- **GOAL OF THE EXERCISE**
Using the listing below, give again exactly the lines from the line with "Recreate this image" to the line with "import pandas as pd", inclusive, without the pictures.

- **TASK INPUTS**
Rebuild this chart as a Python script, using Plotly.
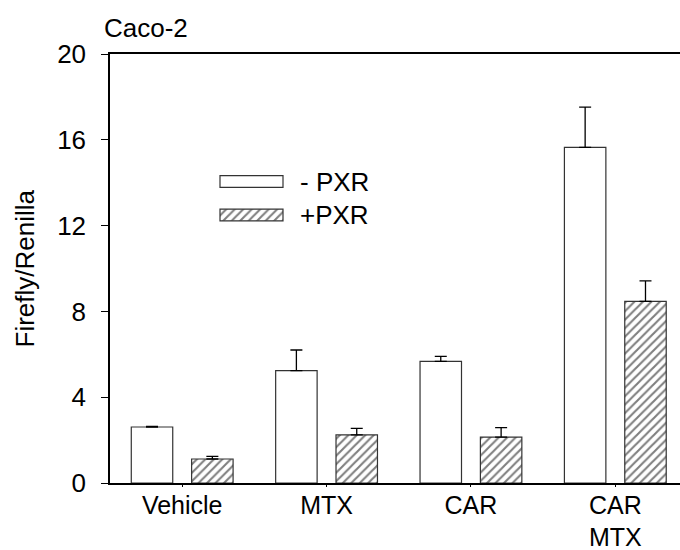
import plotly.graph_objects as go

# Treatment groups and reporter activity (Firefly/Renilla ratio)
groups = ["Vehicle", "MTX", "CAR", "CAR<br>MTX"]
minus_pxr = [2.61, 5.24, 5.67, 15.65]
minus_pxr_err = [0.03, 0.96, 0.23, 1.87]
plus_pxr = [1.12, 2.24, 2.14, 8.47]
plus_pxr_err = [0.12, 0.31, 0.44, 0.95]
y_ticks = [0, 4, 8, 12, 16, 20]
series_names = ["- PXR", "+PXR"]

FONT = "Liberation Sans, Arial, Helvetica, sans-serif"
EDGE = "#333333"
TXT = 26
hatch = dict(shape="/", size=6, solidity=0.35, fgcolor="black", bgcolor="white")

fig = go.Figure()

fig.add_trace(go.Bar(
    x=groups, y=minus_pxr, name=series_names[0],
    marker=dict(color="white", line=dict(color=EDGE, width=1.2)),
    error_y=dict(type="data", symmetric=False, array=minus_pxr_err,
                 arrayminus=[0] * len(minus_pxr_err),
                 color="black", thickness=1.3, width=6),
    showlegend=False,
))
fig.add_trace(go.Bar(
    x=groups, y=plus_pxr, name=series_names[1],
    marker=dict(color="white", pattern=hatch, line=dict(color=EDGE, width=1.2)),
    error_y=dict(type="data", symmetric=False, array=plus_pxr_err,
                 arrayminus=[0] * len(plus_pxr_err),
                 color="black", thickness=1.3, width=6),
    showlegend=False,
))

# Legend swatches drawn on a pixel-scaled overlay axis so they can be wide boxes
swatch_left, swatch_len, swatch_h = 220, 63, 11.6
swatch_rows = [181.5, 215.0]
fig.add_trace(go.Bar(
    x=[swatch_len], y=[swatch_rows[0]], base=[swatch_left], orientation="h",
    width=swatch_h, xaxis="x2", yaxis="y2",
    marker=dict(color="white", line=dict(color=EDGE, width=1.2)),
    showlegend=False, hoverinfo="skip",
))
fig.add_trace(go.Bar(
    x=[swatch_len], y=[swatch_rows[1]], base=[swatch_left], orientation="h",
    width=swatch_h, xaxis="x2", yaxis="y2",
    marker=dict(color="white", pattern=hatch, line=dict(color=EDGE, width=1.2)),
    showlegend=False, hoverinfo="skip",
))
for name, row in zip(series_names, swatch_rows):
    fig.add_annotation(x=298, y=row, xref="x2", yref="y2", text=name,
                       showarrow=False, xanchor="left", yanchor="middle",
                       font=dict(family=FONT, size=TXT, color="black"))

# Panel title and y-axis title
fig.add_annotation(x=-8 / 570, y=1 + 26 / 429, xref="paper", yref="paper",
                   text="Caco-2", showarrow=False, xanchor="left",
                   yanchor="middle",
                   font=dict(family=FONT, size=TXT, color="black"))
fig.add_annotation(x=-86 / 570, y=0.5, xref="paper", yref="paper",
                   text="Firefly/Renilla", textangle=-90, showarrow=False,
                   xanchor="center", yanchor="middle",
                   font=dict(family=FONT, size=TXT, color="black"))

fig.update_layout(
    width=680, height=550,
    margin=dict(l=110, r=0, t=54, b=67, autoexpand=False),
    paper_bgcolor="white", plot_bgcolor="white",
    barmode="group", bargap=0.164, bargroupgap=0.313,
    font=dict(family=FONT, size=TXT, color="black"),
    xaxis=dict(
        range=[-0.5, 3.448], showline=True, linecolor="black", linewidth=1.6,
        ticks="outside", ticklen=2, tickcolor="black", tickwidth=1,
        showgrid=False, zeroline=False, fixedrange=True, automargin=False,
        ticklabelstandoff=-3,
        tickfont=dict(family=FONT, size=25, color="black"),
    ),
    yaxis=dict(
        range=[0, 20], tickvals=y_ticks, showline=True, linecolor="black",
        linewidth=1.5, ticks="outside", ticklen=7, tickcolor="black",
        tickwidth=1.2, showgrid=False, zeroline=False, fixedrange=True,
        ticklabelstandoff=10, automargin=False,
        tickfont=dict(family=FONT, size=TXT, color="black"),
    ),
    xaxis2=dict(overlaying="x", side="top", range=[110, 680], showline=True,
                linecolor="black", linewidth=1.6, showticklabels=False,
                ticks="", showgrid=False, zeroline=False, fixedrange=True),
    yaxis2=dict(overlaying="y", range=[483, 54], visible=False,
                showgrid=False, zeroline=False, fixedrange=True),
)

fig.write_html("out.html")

---

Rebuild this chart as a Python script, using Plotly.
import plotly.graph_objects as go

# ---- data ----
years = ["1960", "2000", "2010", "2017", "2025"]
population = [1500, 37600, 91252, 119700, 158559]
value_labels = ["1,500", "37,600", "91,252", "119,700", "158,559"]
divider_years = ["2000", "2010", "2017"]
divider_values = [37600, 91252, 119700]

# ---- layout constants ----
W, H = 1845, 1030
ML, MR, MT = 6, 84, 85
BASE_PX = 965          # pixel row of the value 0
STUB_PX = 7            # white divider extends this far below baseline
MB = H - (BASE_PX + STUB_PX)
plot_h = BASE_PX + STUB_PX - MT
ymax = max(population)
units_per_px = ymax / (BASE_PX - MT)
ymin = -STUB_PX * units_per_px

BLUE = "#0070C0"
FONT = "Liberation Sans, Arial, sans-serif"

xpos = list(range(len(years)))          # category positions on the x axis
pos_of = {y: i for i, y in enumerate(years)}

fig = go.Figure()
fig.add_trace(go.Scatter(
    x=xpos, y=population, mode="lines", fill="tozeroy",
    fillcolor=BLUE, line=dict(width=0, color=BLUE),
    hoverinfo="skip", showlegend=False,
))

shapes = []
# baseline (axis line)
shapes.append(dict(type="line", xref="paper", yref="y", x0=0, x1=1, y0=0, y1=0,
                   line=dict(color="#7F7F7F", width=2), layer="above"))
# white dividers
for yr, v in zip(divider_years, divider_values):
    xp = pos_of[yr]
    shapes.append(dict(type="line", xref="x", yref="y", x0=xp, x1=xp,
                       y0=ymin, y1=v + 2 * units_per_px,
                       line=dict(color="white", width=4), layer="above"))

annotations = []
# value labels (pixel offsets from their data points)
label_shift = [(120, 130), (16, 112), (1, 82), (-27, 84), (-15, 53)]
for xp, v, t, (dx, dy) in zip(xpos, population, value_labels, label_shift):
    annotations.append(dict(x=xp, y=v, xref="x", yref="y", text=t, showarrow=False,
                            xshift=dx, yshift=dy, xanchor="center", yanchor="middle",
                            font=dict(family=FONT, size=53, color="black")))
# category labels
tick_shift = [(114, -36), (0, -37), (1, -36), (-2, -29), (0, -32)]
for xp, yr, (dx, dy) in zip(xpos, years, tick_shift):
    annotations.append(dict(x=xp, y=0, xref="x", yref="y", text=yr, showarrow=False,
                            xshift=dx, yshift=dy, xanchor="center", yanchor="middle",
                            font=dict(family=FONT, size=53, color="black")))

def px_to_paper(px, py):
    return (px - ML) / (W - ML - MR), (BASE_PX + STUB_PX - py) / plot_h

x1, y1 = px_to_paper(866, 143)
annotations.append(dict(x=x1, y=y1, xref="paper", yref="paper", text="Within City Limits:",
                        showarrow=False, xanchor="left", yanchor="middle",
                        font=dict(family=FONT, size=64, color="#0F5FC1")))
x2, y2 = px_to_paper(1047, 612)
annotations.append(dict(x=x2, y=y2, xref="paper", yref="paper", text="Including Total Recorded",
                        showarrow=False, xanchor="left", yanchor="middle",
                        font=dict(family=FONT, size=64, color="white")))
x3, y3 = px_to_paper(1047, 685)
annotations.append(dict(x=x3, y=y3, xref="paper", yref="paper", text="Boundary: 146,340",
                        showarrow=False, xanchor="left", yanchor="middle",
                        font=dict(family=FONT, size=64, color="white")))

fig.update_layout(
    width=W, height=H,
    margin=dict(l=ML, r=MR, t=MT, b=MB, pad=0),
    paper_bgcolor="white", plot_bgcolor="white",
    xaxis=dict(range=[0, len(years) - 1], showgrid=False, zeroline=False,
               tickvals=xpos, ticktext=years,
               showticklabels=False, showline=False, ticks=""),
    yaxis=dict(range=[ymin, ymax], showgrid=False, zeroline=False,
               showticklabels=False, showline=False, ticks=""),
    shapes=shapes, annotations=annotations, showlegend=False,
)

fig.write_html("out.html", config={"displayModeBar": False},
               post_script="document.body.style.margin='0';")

==

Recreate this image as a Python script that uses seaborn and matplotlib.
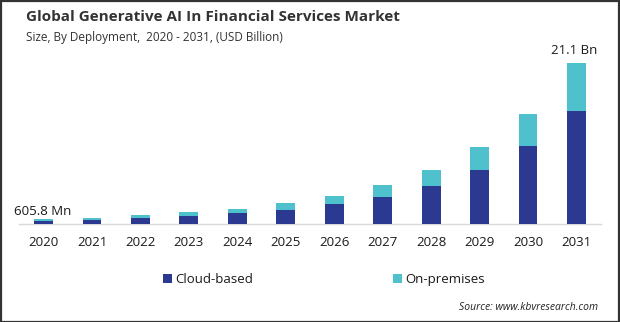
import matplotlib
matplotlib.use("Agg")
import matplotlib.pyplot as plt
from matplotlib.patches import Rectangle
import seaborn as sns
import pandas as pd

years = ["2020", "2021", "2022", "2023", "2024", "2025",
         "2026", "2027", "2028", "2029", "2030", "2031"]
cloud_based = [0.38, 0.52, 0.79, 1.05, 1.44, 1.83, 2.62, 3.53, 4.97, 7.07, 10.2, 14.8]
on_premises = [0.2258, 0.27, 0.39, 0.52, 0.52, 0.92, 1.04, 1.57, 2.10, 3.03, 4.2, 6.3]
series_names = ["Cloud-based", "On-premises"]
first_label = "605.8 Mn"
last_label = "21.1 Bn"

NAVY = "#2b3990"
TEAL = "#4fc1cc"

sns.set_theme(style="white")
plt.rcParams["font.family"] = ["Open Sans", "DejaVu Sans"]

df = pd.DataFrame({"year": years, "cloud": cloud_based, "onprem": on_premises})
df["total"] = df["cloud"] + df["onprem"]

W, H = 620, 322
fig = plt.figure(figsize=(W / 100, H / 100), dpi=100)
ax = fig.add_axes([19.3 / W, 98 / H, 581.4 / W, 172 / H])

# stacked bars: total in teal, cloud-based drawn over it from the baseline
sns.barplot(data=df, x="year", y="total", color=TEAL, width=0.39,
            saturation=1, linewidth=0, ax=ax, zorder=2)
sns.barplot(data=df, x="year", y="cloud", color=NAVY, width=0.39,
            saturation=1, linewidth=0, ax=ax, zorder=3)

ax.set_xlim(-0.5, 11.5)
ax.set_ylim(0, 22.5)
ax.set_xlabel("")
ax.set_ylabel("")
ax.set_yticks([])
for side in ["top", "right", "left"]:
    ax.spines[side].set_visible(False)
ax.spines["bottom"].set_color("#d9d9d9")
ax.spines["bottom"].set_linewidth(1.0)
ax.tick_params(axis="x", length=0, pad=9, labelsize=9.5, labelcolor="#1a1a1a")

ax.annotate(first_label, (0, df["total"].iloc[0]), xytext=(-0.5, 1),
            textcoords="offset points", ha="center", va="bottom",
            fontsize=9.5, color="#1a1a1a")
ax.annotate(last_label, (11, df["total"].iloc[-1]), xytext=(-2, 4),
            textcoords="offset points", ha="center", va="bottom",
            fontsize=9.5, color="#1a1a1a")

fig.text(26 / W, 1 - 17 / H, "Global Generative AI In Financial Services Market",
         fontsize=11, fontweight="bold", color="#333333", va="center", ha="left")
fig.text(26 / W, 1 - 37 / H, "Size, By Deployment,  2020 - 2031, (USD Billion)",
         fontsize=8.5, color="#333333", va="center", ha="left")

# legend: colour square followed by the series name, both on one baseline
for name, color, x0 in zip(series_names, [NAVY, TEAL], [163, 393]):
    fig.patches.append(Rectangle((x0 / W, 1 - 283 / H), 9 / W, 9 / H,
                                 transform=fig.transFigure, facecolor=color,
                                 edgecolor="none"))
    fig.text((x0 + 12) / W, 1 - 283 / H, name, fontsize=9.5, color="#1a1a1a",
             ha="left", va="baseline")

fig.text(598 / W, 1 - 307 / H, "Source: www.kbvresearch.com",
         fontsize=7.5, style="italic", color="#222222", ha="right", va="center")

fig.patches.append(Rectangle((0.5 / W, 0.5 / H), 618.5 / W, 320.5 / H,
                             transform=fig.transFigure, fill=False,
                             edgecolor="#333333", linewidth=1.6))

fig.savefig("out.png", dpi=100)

- **IN RESPONSE**
Recreate this image as a Python script that uses seaborn and matplotlib.
import matplotlib
matplotlib.use("Agg")
import matplotlib.pyplot as plt
from matplotlib.patches import Rectangle
import seaborn as sns
import pandas as pd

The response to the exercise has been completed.